Audience to the fore

“We are a pastor of sorts and we serve the industry and community,” say Cooper, a 21-year Sundance veteran who was promoted to festival director last March following the departure of Geoff Gilmore to Tribeca Enterprises. “Then we have the fans and you have to think about providing a platform and to keep it balanced so you’re always thinking of the audience. “The philosophy is very simple and is something I’ve believed for a while - you keep your festival as vital as possible.”

To this end, Cooper and director of programming Trevor Groth have introduced several changes. Gone is the single opening night film and instead a cortege of Rob Epstein’s Howl, Sebastian Junger and Tim Hetherington’s documentary Restrepo, a shorts programme and the New Frontier installation ‘The Works Of Michael Joaquin Grey’ will usher in Sundance 2010 on January 21.

A week later the inaugural Sundance Film Festival USA mini-tour will take eight films and their creators on the road to eight US cities. There are critical changes in programming, too, with the Next strand for ultra-low budget entries, and Spotlight, which replaces Spectrum and presents admired work from the international festival circuit, such as Jacques Audiard’s A Prophet, Luca Guadagnino’s I Am Loveand Jessica Hausner’s Lourdes. “I believe in the mission of what Sundance is,” Cooper says. “This is going to be my 21st year here. Mark Ruffalo told me that it made him feel so good to hear about somebody moving up.”

But Cooper himself prefers to shine the spotlight elsewhere. “The festival is created by a lot of people. I was very lucky that all the staff returned because a lot of times a head person leaves and there’s a shuffle. I reshuffled by making everybody step up a notch and take on added responsibilities, ownership.”

Artistic freedom

Whereas Gilmore used his persona, passion and connections to stage an often spectacular and increasingly commercial showcase, Cooper is positioning the festival primarily as a place of artistry. The apparatus exists to provide support when it is required, of course. After all, it was Cooper who introduced the industry office and brought in the press and industry screenings.

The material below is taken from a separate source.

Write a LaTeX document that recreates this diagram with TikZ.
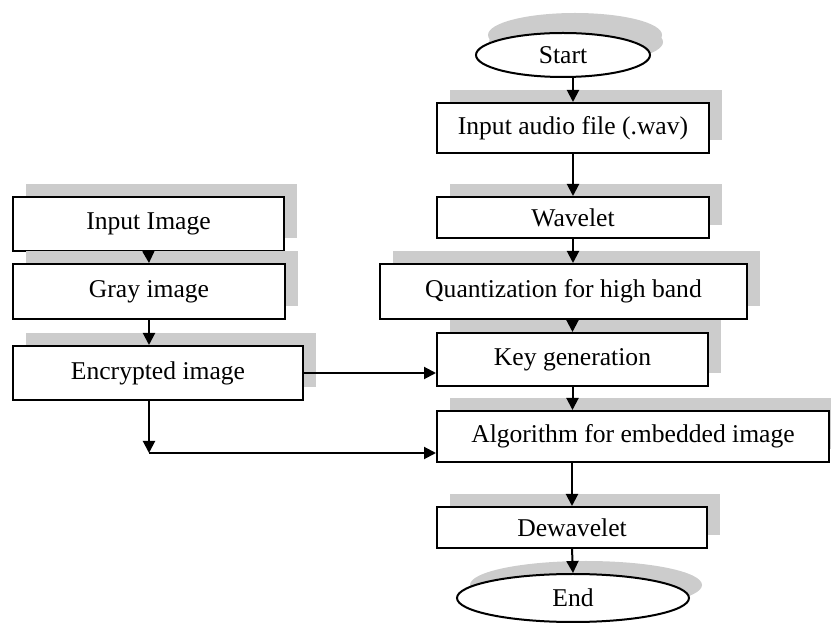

“I don’t think we can influence commerce that much,” he says. “We can talk about it, but it isn’t our line of work. We can talk about excellence and originality and let others discuss whether it’s commercial. We proved that with Precious. You wouldn’t have necessarily seen straight away that there was an audience for it. There’s a difference between a ‘sel’’ and a ‘play’. Precious plays and that’s why it won the audience award. But does it sell? That’s something else.”

With this in mind, Cooper and his team want to help film-makers navigate the treacherous waters of distribution. Several entries from Next are going down the self-distribution route with the support of Sundance, such as Linas Phillips’ Bass Ackwards, which is being released by New Video and Zipline Entertainment on February 1, and Michael Mohan’s One Too Many Mornings. Meanwhile Rainbow Media’s VoD platform, Sundance Selects, recently announced three festival titles - The Shock Doctrine, Daddy Longlegs and 7 Days - will be available on VoD the same day they premiere in Park City. The festival will provide guidance on sponsorship agreements and dealings with the distribution entities, especially in online distribution.

”[Ballast director] Lance Hammer eventually went down the self-distribution route and said he wished he’d released it right after the screening at Sundance while there was heat,” Cooper says of the 2008 entry. “You have to have immediate access to something these days. How we demand and navigate our personal entertainment is very immediate.”